The very fact that they can use arguments like this and not vomit from the gut ache demonstrates that they are oppressors and bigots at their very core.
Very Good Article…Gun Control holds water like its sidekick and partner in crime Slavery holds water…
https://youtube.com/watch?v=ZFEz3Bt9hCw&feature=shared
Newsflash: many people in the world are vile selfish scumbags who will take what they want–by deception or even force if they can get away with it. Whether or not such vile selfish scumbags are two-bit street thugs, violent rapists, serial killers, or politicians is neither here nor there.
All we have here is an example of politicians (New Mexico legislature, Governor, and judge) who are vile selfish scumbags doing what they think they can get away with. They don’t care about timeless and objective standards of human rights nor wrong-versus-right. And they don’t care about feeble attempts of decent people to verbally chastise them or shame them.
This is why our nation’s Framers codified the Second Amendment. They knew a day and time would come when politicians revealed themselves to be vile selfish scumbags coming for us. And our Framers knew that government would not come to rescue us from that very same government. Plan accordingly.
Good post Uncommon
Basically what NY has been arguing re catholics, natives and slaves so no real surprise. Be fun to see this go to a higher court in any given circuit.
If this judge were non-white and/or non-male, the logic would be even weaker, given early restrictions on race and gender in holding office.
Hmmm, is the judge in this case exploiting his white privilege? Lol, mebbe he should recuse himself.
Is the Judge looking to restore a particular peculiar institution so he can have his “property rights”?
Once upon a time, these laws were constitutional for no reason other than that Indians and slaves were not considered to be “people” or “persons” in the eyes of the law and were not eligible for citizenship. So the real question should not be whether laws banning “noncitizens” from owning firearms were valid restrictions back in the day, but whether there were laws banning “law abiding citizens” from keeping and bearing arms. There were no such laws, and thus the question is whether there were restrictions on the receipt of weapons after sale applicable to law abiding citizens. Absent such restrictions, the waiting periods violate constitutional rights.
Mark N.,
You bring up an outstanding point which I suspect that the defendant’s council did not realize.

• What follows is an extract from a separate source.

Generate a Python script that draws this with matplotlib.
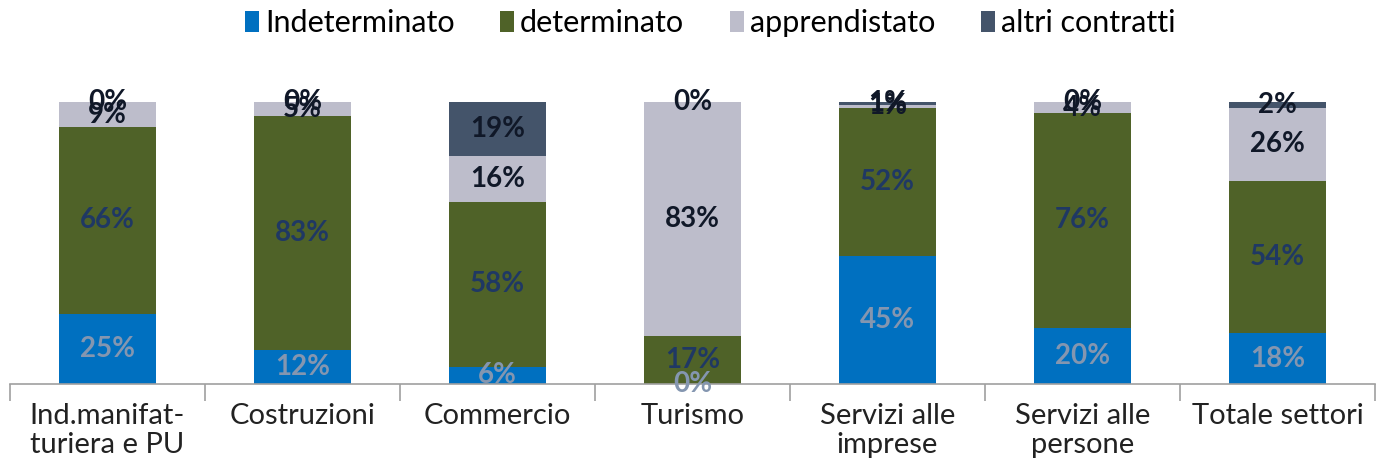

Can you PLEASE try to contact them and inform them of that critical detail? Even if it is too late for the 11th Circuit process, it could be critical if the defendant fails and the case goes to the U.S. Supreme Court.
“Once upon a time, these laws were constitutional for no reason other than that Indians and slaves were not considered to be “people” or “persons” in the eyes of the law and were not eligible for citizenship.”
You mean once upon a time they were ‘legal’ because they existed. The old “the law exists because we have it on the books therefore its constitutional therefore its legal therefore we can do this because we have a law on the books” two step.
They were never constitutional.
Exactly! Well said.
^^^ directed to Mark N
If we were to enact laws that prohibit Black people from possessing and purchasing firearms, we could reduce the homicide rate by about half and the gun homicide rate by almost two-thirds.
Of course the vast majority of Black people will never commit homicide, but that is no reason to not abrogate their rights .
This “decision” will be tossed by the Supreme Court so fast, the Left’s heads will spin like tops.